REPUBLIKA.CO.ID, JAKARTA -- Program food estate atau lumbung pangan baru tengah digencarkan pemerintah untuk menambah produksi demi meningkatkan ketahanan pangan nasional. Petani meminta, pengelolaan food estate dapat dilakukan secara berkelanjutan.
Sekretaris Jenderal Aliansi Petani Indonesia, Nuruddin, mengatakan, pola ekonomi dan produksi pada setiap food estate tentu berbeda karena menyangkut aspek kewilayahan.
Karena itu, bantuan-bantuan yang digelontorkan pemerintah ke food estate harus sesuai kebutuhan. Baik dari segi prasarana seperti pupuk dan benih maupun alat dan mesin pertanian yang akan digunakan.

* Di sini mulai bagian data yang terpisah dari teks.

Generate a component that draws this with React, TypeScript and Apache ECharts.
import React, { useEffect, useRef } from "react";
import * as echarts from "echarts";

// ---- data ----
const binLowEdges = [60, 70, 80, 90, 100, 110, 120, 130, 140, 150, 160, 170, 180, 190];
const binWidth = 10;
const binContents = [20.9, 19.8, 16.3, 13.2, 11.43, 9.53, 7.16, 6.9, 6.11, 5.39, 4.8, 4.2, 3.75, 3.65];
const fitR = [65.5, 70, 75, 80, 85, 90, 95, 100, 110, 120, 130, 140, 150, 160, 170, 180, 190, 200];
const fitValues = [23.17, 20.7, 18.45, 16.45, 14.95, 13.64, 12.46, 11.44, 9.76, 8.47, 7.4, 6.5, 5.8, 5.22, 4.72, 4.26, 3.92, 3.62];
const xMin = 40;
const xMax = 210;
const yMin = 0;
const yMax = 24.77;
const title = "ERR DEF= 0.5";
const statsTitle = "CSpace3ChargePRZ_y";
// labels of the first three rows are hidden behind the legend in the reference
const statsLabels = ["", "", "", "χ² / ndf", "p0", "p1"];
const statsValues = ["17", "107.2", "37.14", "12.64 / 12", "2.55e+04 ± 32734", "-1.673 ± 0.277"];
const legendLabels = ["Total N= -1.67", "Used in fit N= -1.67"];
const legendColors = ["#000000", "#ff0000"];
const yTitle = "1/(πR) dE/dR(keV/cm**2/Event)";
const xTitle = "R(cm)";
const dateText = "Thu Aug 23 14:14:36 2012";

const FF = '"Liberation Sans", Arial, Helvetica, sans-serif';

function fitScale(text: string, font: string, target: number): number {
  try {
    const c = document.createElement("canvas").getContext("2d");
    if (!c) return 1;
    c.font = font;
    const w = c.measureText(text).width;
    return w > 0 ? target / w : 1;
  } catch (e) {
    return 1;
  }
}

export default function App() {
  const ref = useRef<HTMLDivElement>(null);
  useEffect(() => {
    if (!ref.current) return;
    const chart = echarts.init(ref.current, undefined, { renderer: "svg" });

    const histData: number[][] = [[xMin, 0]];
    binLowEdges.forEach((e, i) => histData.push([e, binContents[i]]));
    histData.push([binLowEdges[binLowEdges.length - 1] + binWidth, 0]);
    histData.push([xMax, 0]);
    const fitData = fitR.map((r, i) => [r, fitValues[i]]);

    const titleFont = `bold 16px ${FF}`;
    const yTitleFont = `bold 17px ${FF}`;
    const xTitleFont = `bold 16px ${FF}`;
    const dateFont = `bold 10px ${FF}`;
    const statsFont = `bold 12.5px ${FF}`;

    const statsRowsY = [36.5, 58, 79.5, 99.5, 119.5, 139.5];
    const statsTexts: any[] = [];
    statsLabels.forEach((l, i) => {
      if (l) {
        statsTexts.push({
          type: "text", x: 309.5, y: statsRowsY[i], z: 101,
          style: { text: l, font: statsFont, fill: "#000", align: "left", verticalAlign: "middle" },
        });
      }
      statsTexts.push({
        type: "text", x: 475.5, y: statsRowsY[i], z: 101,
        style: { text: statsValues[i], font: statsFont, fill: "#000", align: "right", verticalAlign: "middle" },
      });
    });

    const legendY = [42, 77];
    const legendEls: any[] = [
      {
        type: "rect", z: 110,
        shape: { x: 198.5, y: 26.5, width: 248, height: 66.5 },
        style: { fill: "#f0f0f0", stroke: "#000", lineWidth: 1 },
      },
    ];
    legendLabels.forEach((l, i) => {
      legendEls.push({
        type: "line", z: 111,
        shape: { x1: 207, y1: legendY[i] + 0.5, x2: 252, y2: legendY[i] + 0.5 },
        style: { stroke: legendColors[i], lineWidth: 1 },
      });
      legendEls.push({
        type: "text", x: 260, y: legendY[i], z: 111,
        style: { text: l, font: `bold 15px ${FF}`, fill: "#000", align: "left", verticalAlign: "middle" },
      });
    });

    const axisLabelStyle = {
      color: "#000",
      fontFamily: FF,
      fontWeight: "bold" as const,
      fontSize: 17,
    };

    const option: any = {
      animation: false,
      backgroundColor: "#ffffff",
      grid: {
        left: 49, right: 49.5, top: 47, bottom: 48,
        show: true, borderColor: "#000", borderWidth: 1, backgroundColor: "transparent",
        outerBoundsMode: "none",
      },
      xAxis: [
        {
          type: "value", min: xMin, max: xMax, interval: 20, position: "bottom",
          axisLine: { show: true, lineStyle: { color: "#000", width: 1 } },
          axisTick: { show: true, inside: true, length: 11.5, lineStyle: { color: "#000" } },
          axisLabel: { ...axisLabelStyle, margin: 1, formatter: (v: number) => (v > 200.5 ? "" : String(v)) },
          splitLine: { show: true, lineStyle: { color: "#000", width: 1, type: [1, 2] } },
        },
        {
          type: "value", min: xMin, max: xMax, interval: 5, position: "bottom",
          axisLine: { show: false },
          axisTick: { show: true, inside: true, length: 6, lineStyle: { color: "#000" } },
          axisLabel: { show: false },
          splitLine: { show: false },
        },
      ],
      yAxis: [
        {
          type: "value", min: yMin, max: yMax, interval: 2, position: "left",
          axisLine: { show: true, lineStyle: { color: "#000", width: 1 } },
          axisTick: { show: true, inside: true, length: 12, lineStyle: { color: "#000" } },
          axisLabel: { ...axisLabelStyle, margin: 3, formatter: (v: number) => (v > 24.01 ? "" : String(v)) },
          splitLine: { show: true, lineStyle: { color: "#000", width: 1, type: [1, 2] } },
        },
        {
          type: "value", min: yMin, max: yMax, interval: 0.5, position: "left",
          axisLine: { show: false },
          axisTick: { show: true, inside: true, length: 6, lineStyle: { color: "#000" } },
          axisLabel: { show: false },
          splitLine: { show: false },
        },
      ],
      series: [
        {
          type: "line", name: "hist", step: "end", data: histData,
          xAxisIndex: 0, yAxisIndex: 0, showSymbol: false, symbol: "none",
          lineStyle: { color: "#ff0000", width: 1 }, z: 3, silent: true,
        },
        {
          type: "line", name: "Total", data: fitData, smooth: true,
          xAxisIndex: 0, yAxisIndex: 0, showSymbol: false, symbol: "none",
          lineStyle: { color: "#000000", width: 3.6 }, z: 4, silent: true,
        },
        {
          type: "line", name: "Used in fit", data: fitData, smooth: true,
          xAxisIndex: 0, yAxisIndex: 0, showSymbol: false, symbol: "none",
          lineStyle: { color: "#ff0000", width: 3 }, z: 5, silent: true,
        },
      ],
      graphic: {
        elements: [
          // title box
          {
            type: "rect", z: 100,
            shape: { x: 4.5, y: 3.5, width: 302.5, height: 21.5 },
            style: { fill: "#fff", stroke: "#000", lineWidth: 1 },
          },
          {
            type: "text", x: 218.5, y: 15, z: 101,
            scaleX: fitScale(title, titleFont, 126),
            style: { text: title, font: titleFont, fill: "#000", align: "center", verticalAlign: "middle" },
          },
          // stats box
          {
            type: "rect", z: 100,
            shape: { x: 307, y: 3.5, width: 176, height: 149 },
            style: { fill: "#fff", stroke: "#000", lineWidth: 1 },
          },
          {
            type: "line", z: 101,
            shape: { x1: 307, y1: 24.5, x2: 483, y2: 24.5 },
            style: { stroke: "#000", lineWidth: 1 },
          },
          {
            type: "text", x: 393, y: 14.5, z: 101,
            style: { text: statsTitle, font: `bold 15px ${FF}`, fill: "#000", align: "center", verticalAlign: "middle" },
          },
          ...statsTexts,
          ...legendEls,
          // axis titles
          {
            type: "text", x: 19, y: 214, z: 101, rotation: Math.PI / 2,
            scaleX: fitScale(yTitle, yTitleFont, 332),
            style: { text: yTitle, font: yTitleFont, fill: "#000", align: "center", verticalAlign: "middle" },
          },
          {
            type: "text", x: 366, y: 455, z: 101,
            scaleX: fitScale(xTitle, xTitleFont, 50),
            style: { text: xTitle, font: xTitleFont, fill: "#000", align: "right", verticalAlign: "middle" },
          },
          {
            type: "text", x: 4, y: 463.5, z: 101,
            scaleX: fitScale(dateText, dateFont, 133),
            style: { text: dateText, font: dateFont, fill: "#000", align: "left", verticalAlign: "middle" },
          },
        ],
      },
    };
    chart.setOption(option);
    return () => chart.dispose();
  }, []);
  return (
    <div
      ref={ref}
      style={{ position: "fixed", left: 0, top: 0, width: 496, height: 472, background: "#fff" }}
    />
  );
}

Di satu sisi, Nuruddin menyoroti mengenai bantuan-bantuan alat dan mesin pertanian yang tidak diimbangi dengan pendampingan kepada petani. Itu membuat penggunaan alat tidak berkelanjutan dan terbengkalai.
Situasi pun diperparah jumlah penyuluh pertanian yang tidak seimbang dengan jumlah petani sehingga minim pembinaan.

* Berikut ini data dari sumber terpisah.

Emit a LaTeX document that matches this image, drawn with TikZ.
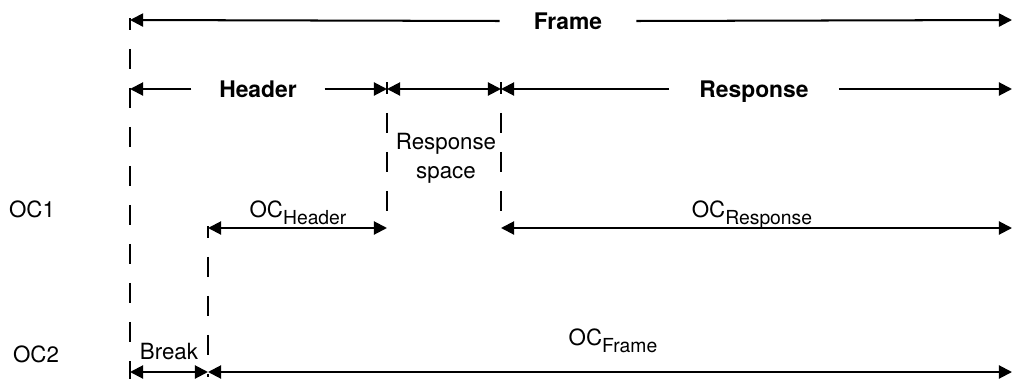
\documentclass[tikz,border=0pt]{standalone}
\usepackage{fontspec}
\setmainfont{TeX Gyre Heros}
\usetikzlibrary{arrows.meta, positioning, calc}

\newcommand{\ocsub}[1]{\raisebox{-4pt}{\fontsize{11}{13}\selectfont #1}}

\begin{document}
\begin{tikzpicture}[
  x=0.02cm, y=-0.02cm,
  lblnode/.style = {font=\fontsize{12.7}{15}\selectfont, inner sep=0pt, anchor=base},
  titlenode/.style = {font=\fontsize{13}{15}\selectfont\bfseries, inner ysep=0pt,
    inner xsep=0.6cm, text height=9.3pt, text depth=0pt},
  arrow/.style = {-{Triangle[length=7.5pt,width=7.5pt]}, line width=1.15pt},
  spanarrow/.style = {{Triangle[length=7.5pt,width=7.5pt]}-{Triangle[length=7.5pt,width=7.5pt]}, line width=1.15pt},
  guide/.style = {line width=1.15pt, dash pattern=on 0.4cm off 0.38cm, dash phase=0.16cm},
]
\useasboundingbox (0,0) rectangle (1015,379);

% Tick points
\coordinate (f0) at (130,20);
\coordinate (f1) at (1012,20);
\coordinate (h0) at (130,89);
\coordinate (h1) at (387,89);
\coordinate (s1) at (501,89);
\coordinate (r1) at (1012,89);
\coordinate (oh0) at (208,228);
\coordinate (oh1) at (387,228);
\coordinate (or0) at (501,228);
\coordinate (or1) at (1012,228);
\coordinate (b0) at (130,372);
\coordinate (b1) at (208,372);
\coordinate (of1) at (1012,372);

% Guide line ends
\coordinate (g0top) at (130,18);
\coordinate (g0bot) at (130,379);
\coordinate (g1top) at (208,226);
\coordinate (g1bot) at (208,377);
\coordinate (g2top) at (387,82);
\coordinate (g3top) at (501,82);

% Dashed guides
\draw[guide] (g0top) -- (g0bot);
\draw[guide] (g1top) -- (g1bot);
\draw[guide] (g2top) -- (oh1);
\draw[guide] (g3top) -- (or0);

% Frame / Header / Response
\node[titlenode, inner xsep=0.68cm] (frame) at (568,21) {Frame};
\draw[arrow] (frame.west) -- (f0);
\draw[arrow] (frame.east) -- (f1);

\node[titlenode, inner xsep=0.55cm] (header) at (258,89) {Header};
\draw[arrow] (header.west) -- (h0);
\draw[arrow] (header.east) -- (h1);

\draw[spanarrow] (h1) -- (s1);
\node[font=\fontsize{12.7}{16.4}\selectfont, align=center, inner sep=0pt] (rspace)
  at (446,158) {Response\\space};

\node[titlenode] (resp) at (754,89) {Response};
\draw[arrow] (resp.west) -- (s1);
\draw[arrow] (resp.east) -- (r1);

% OC1 row
\node[lblnode] (oc1) at (32,217) {OC1};
\draw[spanarrow] (oh0) -- (oh1);
\node[lblnode] (ochead) at (298,217) {OC\ocsub{Header}};
\draw[spanarrow] (or0) -- (or1);
\node[lblnode] (ocresp) at (752,217) {OC\ocsub{Response}};

% OC2 row
\node[lblnode] (oc2) at (36,362) {OC2};
\draw[spanarrow] (b0) -- (b1);
\node[lblnode] (brk) at (169,359) {Break};
\draw[spanarrow] (b1) -- (of1);
\node[lblnode] (ocframe) at (613,345) {OC\ocsub{Frame}};
\end{tikzpicture}
\end{document}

"Itu masih terjadi karena proporsi penyuluh dengan petani dan luasan sawah tidak seimbang. Makanya, food estate harus memperhatikan itu. Teknologi yang dipakai juga jangan justru yang menyusahkan masyarakat," kata Nuruddin.
Untuk mengatasi persoalan itu, ia menyarankan para petani di food estate yang unggul dapat sekaligus diperbantukan menjadi penyuluh. Sebab, hanya itu yang dapat menjadi solusi saat ini dalam mengatasi persoalan keterbatasan penyuluh yang mendampingi petani.
Lebih lanjut, ia mengatakan, lantaran usia petani didominasi petani tua, pemerintah diharap lebih bersabar dalam melakukan proses adaptasi petani terhadap teknologi. Nuruddin mengatakan, membenahi sektor pertanian diperlukan proses panjang dan dukungan anggaran yang besar.
"Apakah pemerintah sabar pada proses itu? Harus ada upaya bimbingan teknis dan pelatihan yang lebih kalau pemerintah memang serius," ujarnya.